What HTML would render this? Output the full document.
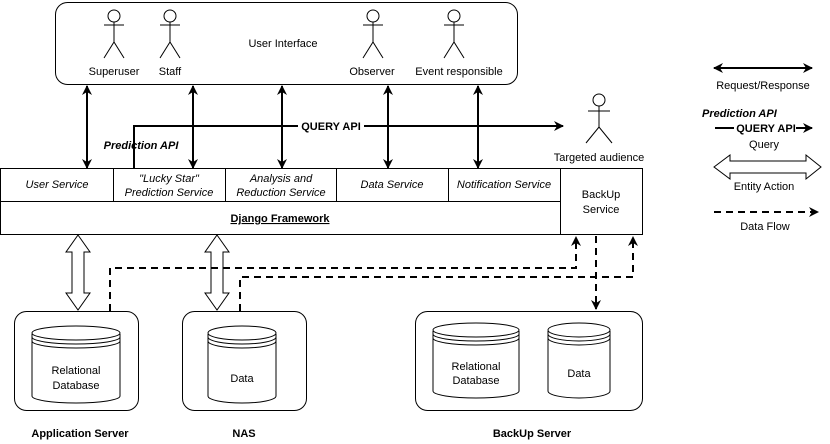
<!DOCTYPE html>
<html><head><meta charset="utf-8"><style>
html,body{margin:0;padding:0;background:#fff}
svg{display:block}
text{font-family:"Liberation Sans",sans-serif;font-size:11px;fill:#000}
</style></head><body>
<svg width="830" height="444" viewBox="0 0 830 444" xmlns="http://www.w3.org/2000/svg">
<defs>
<marker id="a2" viewBox="0 0 10 10" refX="9" refY="5" markerWidth="10" markerHeight="10" orient="auto-start-reverse" markerUnits="userSpaceOnUse"><path d="M0,0 L10,5 L0,10 L3,5 z" fill="#000"/></marker>
</defs>
<rect x="55.5" y="2.5" width="462" height="82" rx="12" fill="#fff" stroke="#000"/>
<text x="283" y="47" text-anchor="middle">User Interface</text>
<g fill="none" stroke="#000">
 <g transform="translate(114,0)"><circle cx="0" cy="16" r="6"/><path d="M0,22 V42 M-10,25 H10 M0,42 L-10,58 M0,42 L10,58"/></g>
 <g transform="translate(170,0)"><circle cx="0" cy="16" r="6"/><path d="M0,22 V42 M-10,25 H10 M0,42 L-10,58 M0,42 L10,58"/></g>
 <g transform="translate(373,0)"><circle cx="0" cy="16" r="6"/><path d="M0,22 V42 M-10,25 H10 M0,42 L-10,58 M0,42 L10,58"/></g>
 <g transform="translate(454,0)"><circle cx="0" cy="16" r="6"/><path d="M0,22 V42 M-10,25 H10 M0,42 L-10,58 M0,42 L10,58"/></g>
 <g transform="translate(599,0)"><circle cx="0" cy="100" r="6"/><path d="M0,106 V127 M-11,111 H11 M0,127 L-13,143 M0,127 L13,143"/></g>
</g>
<text x="114" y="75" text-anchor="middle">Superuser</text>
<text x="170" y="75" text-anchor="middle">Staff</text>
<text x="372" y="75" text-anchor="middle">Observer</text>
<text x="459" y="75" text-anchor="middle">Event responsible</text>
<text x="599" y="161" text-anchor="middle">Targeted audience</text>
<g stroke="#000" stroke-width="2" marker-start="url(#a2)" marker-end="url(#a2)">
<line x1="87" y1="86" x2="87" y2="168"/>
<line x1="193" y1="86" x2="193" y2="168"/>
<line x1="282" y1="86" x2="282" y2="168"/>
<line x1="388" y1="86" x2="388" y2="168"/>
<line x1="478" y1="86" x2="478" y2="168"/>
</g>
<path d="M134,168 V126 H563" fill="none" stroke="#000" stroke-width="2" marker-end="url(#a2)"/>
<rect x="298" y="119" width="66" height="13" fill="#fff"/>
<text x="331" y="130" text-anchor="middle" font-weight="bold">QUERY API</text>
<text x="141" y="149" text-anchor="middle" font-weight="bold" font-style="italic">Prediction API</text>
<g fill="#fff" stroke="#000">
<rect x="0.5" y="168.5" width="560" height="66"/>
<line x1="0" y1="201.5" x2="560" y2="201.5"/>
<line x1="113.5" y1="168" x2="113.5" y2="201"/>
<line x1="225.5" y1="168" x2="225.5" y2="201"/>
<line x1="336.5" y1="168" x2="336.5" y2="201"/>
<line x1="448.5" y1="168" x2="448.5" y2="201"/>
<rect x="560.5" y="168.5" width="82" height="66"/>
</g>
<text x="57" y="188" text-anchor="middle" font-style="italic">User Service</text>
<text x="169" y="182" text-anchor="middle" font-style="italic">"Lucky Star"</text>
<text x="169" y="196" text-anchor="middle" font-style="italic">Prediction Service</text>
<text x="281" y="182" text-anchor="middle" font-style="italic">Analysis and</text>
<text x="281" y="196" text-anchor="middle" font-style="italic">Reduction Service</text>
<text x="392" y="188" text-anchor="middle" font-style="italic">Data Service</text>
<text x="504" y="188" text-anchor="middle" font-style="italic">Notification Service</text>
<text x="280" y="222" text-anchor="middle" font-weight="bold" text-decoration="underline">Django Framework</text>
<text x="601" y="198" text-anchor="middle">BackUp</text>
<text x="601" y="213" text-anchor="middle">Service</text>
<g fill="#fff" stroke="#000">
<path d="M78,235 L90,252 H84 V293 H90 L78,310 L66,293 H72 V252 H66 Z"/>
<path d="M217,235 L229,252 H223 V293 H229 L217,310 L205,293 H211 V252 H205 Z"/>
</g>
<g fill="none" stroke="#000" stroke-width="2" stroke-dasharray="7,5">
<path d="M110,311 V268 H576 V237" marker-end="url(#a2)"/>
<path d="M240,311 V277 H633 V237" marker-end="url(#a2)"/>
<path d="M596,236 V309" marker-end="url(#a2)"/>
</g>
<g fill="#fff" stroke="#000">
<rect x="14.5" y="311.5" width="124" height="99" rx="12"/>
<rect x="182.5" y="311.5" width="124" height="99" rx="12"/>
<rect x="415.5" y="311.5" width="227" height="99" rx="12"/>
</g>
<g fill="#fff" stroke="#000">
<g transform="translate(32,326)"><path d="M0,8 V70 A44,7 0 0 0 88,70 V8"/><ellipse cx="44" cy="7" rx="44" ry="7"/><path d="M0,11 A44,7 0 0 0 88,11 M0,15 A44,7 0 0 0 88,15" fill="none"/></g>
<g transform="translate(208,326)"><path d="M0,8 V70 A34,7 0 0 0 68,70 V8"/><ellipse cx="34" cy="7" rx="34" ry="7"/><path d="M0,11 A34,7 0 0 0 68,11 M0,15 A34,7 0 0 0 68,15" fill="none"/></g>
<g transform="translate(433,323)"><path d="M0,8 V68 A43,7 0 0 0 86,68 V8"/><ellipse cx="43" cy="7" rx="43" ry="7"/><path d="M0,11 A43,7 0 0 0 86,11 M0,15 A43,7 0 0 0 86,15" fill="none"/></g>
<g transform="translate(548,323)"><path d="M0,8 V68 A31,7 0 0 0 62,68 V8"/><ellipse cx="31" cy="7" rx="31" ry="7"/><path d="M0,11 A31,7 0 0 0 62,11 M0,15 A31,7 0 0 0 62,15" fill="none"/></g>
</g>
<text x="76" y="374" text-anchor="middle">Relational</text>
<text x="76" y="389" text-anchor="middle">Database</text>
<text x="242" y="382" text-anchor="middle">Data</text>
<text x="476" y="370" text-anchor="middle">Relational</text>
<text x="476" y="384" text-anchor="middle">Database</text>
<text x="579" y="377" text-anchor="middle">Data</text>
<text x="80" y="437" text-anchor="middle" font-weight="bold">Application Server</text>
<text x="244" y="437" text-anchor="middle" font-weight="bold">NAS</text>
<text x="532" y="437" text-anchor="middle" font-weight="bold">BackUp Server</text>
<line x1="714" y1="68" x2="812" y2="68" stroke="#000" stroke-width="2" marker-start="url(#a2)" marker-end="url(#a2)"/>
<text x="763" y="89" text-anchor="middle">Request/Response</text>
<text x="702" y="117" font-weight="bold" font-style="italic">Prediction API</text>
<line x1="715" y1="128" x2="812" y2="128" stroke="#000" stroke-width="2" marker-end="url(#a2)"/>
<rect x="734" y="122" width="62" height="12" fill="#fff"/>
<text x="766" y="132" text-anchor="middle" font-weight="bold">QUERY API</text>
<text x="764" y="148" text-anchor="middle">Query</text>
<path d="M714,167 L730,155 V161 H806 V155 L821,167 L806,179 V173 H730 V179 Z" fill="#fff" stroke="#000"/>
<text x="764" y="190" text-anchor="middle">Entity Action</text>
<line x1="714" y1="212" x2="818" y2="212" stroke="#000" stroke-width="2" stroke-dasharray="7,5" marker-end="url(#a2)"/>
<text x="765" y="230" text-anchor="middle">Data Flow</text>
</svg>
</body></html>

------------

What the exercise asks -
Leave out the pictures and transcribe everything else exactly.

Solved exercise -
What HTML would render this? Output the full document.
<!DOCTYPE html>
<html><head><meta charset="utf-8"><style>
html,body{margin:0;padding:0;background:#fff}
svg{display:block}
text{font-family:"Liberation Sans",sans-serif;font-size:11px;fill:#000}
</style></head><body>
<svg width="830" height="444" viewBox="0 0 830 444" xmlns="http://www.w3.org/2000/svg">
<defs>
<marker id="a2" viewBox="0 0 10 10" refX="9" refY="5" markerWidth="10" markerHeight="10" orient="auto-start-reverse" markerUnits="userSpaceOnUse"><path d="M0,0 L10,5 L0,10 L3,5 z" fill="#000"/></marker>
</defs>
<rect x="55.5" y="2.5" width="462" height="82" rx="12" fill="#fff" stroke="#000"/>
<text x="283" y="47" text-anchor="middle">User Interface</text>
<g fill="none" stroke="#000">
 <g transform="translate(114,0)"><circle cx="0" cy="16" r="6"/><path d="M0,22 V42 M-10,25 H10 M0,42 L-10,58 M0,42 L10,58"/></g>
 <g transform="translate(170,0)"><circle cx="0" cy="16" r="6"/><path d="M0,22 V42 M-10,25 H10 M0,42 L-10,58 M0,42 L10,58"/></g>
 <g transform="translate(373,0)"><circle cx="0" cy="16" r="6"/><path d="M0,22 V42 M-10,25 H10 M0,42 L-10,58 M0,42 L10,58"/></g>
 <g transform="translate(454,0)"><circle cx="0" cy="16" r="6"/><path d="M0,22 V42 M-10,25 H10 M0,42 L-10,58 M0,42 L10,58"/></g>
 <g transform="translate(599,0)"><circle cx="0" cy="100" r="6"/><path d="M0,106 V127 M-11,111 H11 M0,127 L-13,143 M0,127 L13,143"/></g>
</g>
<text x="114" y="75" text-anchor="middle">Superuser</text>
<text x="170" y="75" text-anchor="middle">Staff</text>
<text x="372" y="75" text-anchor="middle">Observer</text>
<text x="459" y="75" text-anchor="middle">Event responsible</text>
<text x="599" y="161" text-anchor="middle">Targeted audience</text>
<g stroke="#000" stroke-width="2" marker-start="url(#a2)" marker-end="url(#a2)">
<line x1="87" y1="86" x2="87" y2="168"/>
<line x1="193" y1="86" x2="193" y2="168"/>
<line x1="282" y1="86" x2="282" y2="168"/>
<line x1="388" y1="86" x2="388" y2="168"/>
<line x1="478" y1="86" x2="478" y2="168"/>
</g>
<path d="M134,168 V126 H563" fill="none" stroke="#000" stroke-width="2" marker-end="url(#a2)"/>
<rect x="298" y="119" width="66" height="13" fill="#fff"/>
<text x="331" y="130" text-anchor="middle" font-weight="bold">QUERY API</text>
<text x="141" y="149" text-anchor="middle" font-weight="bold" font-style="italic">Prediction API</text>
<g fill="#fff" stroke="#000">
<rect x="0.5" y="168.5" width="560" height="66"/>
<line x1="0" y1="201.5" x2="560" y2="201.5"/>
<line x1="113.5" y1="168" x2="113.5" y2="201"/>
<line x1="225.5" y1="168" x2="225.5" y2="201"/>
<line x1="336.5" y1="168" x2="336.5" y2="201"/>
<line x1="448.5" y1="168" x2="448.5" y2="201"/>
<rect x="560.5" y="168.5" width="82" height="66"/>
</g>
<text x="57" y="188" text-anchor="middle" font-style="italic">User Service</text>
<text x="169" y="182" text-anchor="middle" font-style="italic">"Lucky Star"</text>
<text x="169" y="196" text-anchor="middle" font-style="italic">Prediction Service</text>
<text x="281" y="182" text-anchor="middle" font-style="italic">Analysis and</text>
<text x="281" y="196" text-anchor="middle" font-style="italic">Reduction Service</text>
<text x="392" y="188" text-anchor="middle" font-style="italic">Data Service</text>
<text x="504" y="188" text-anchor="middle" font-style="italic">Notification Service</text>
<text x="280" y="222" text-anchor="middle" font-weight="bold" text-decoration="underline">Django Framework</text>
<text x="601" y="198" text-anchor="middle">BackUp</text>
<text x="601" y="213" text-anchor="middle">Service</text>
<g fill="#fff" stroke="#000">
<path d="M78,235 L90,252 H84 V293 H90 L78,310 L66,293 H72 V252 H66 Z"/>
<path d="M217,235 L229,252 H223 V293 H229 L217,310 L205,293 H211 V252 H205 Z"/>
</g>
<g fill="none" stroke="#000" stroke-width="2" stroke-dasharray="7,5">
<path d="M110,311 V268 H576 V237" marker-end="url(#a2)"/>
<path d="M240,311 V277 H633 V237" marker-end="url(#a2)"/>
<path d="M596,236 V309" marker-end="url(#a2)"/>
</g>
<g fill="#fff" stroke="#000">
<rect x="14.5" y="311.5" width="124" height="99" rx="12"/>
<rect x="182.5" y="311.5" width="124" height="99" rx="12"/>
<rect x="415.5" y="311.5" width="227" height="99" rx="12"/>
</g>
<g fill="#fff" stroke="#000">
<g transform="translate(32,326)"><path d="M0,8 V70 A44,7 0 0 0 88,70 V8"/><ellipse cx="44" cy="7" rx="44" ry="7"/><path d="M0,11 A44,7 0 0 0 88,11 M0,15 A44,7 0 0 0 88,15" fill="none"/></g>
<g transform="translate(208,326)"><path d="M0,8 V70 A34,7 0 0 0 68,70 V8"/><ellipse cx="34" cy="7" rx="34" ry="7"/><path d="M0,11 A34,7 0 0 0 68,11 M0,15 A34,7 0 0 0 68,15" fill="none"/></g>
<g transform="translate(433,323)"><path d="M0,8 V68 A43,7 0 0 0 86,68 V8"/><ellipse cx="43" cy="7" rx="43" ry="7"/><path d="M0,11 A43,7 0 0 0 86,11 M0,15 A43,7 0 0 0 86,15" fill="none"/></g>
<g transform="translate(548,323)"><path d="M0,8 V68 A31,7 0 0 0 62,68 V8"/><ellipse cx="31" cy="7" rx="31" ry="7"/><path d="M0,11 A31,7 0 0 0 62,11 M0,15 A31,7 0 0 0 62,15" fill="none"/></g>
</g>
<text x="76" y="374" text-anchor="middle">Relational</text>
<text x="76" y="389" text-anchor="middle">Database</text>
<text x="242" y="382" text-anchor="middle">Data</text>
<text x="476" y="370" text-anchor="middle">Relational</text>
<text x="476" y="384" text-anchor="middle">Database</text>
<text x="579" y="377" text-anchor="middle">Data</text>
<text x="80" y="437" text-anchor="middle" font-weight="bold">Application Server</text>
<text x="244" y="437" text-anchor="middle" font-weight="bold">NAS</text>
<text x="532" y="437" text-anchor="middle" font-weight="bold">BackUp Server</text>
<line x1="714" y1="68" x2="812" y2="68" stroke="#000" stroke-width="2" marker-start="url(#a2)" marker-end="url(#a2)"/>
<text x="763" y="89" text-anchor="middle">Request/Response</text>
<text x="702" y="117" font-weight="bold" font-style="italic">Prediction API</text>
<line x1="715" y1="128" x2="812" y2="128" stroke="#000" stroke-width="2" marker-end="url(#a2)"/>
<rect x="734" y="122" width="62" height="12" fill="#fff"/>
<text x="766" y="132" text-anchor="middle" font-weight="bold">QUERY API</text>
<text x="764" y="148" text-anchor="middle">Query</text>
<path d="M714,167 L730,155 V161 H806 V155 L821,167 L806,179 V173 H730 V179 Z" fill="#fff" stroke="#000"/>
<text x="764" y="190" text-anchor="middle">Entity Action</text>
<line x1="714" y1="212" x2="818" y2="212" stroke="#000" stroke-width="2" stroke-dasharray="7,5" marker-end="url(#a2)"/>
<text x="765" y="230" text-anchor="middle">Data Flow</text>
</svg>
</body></html>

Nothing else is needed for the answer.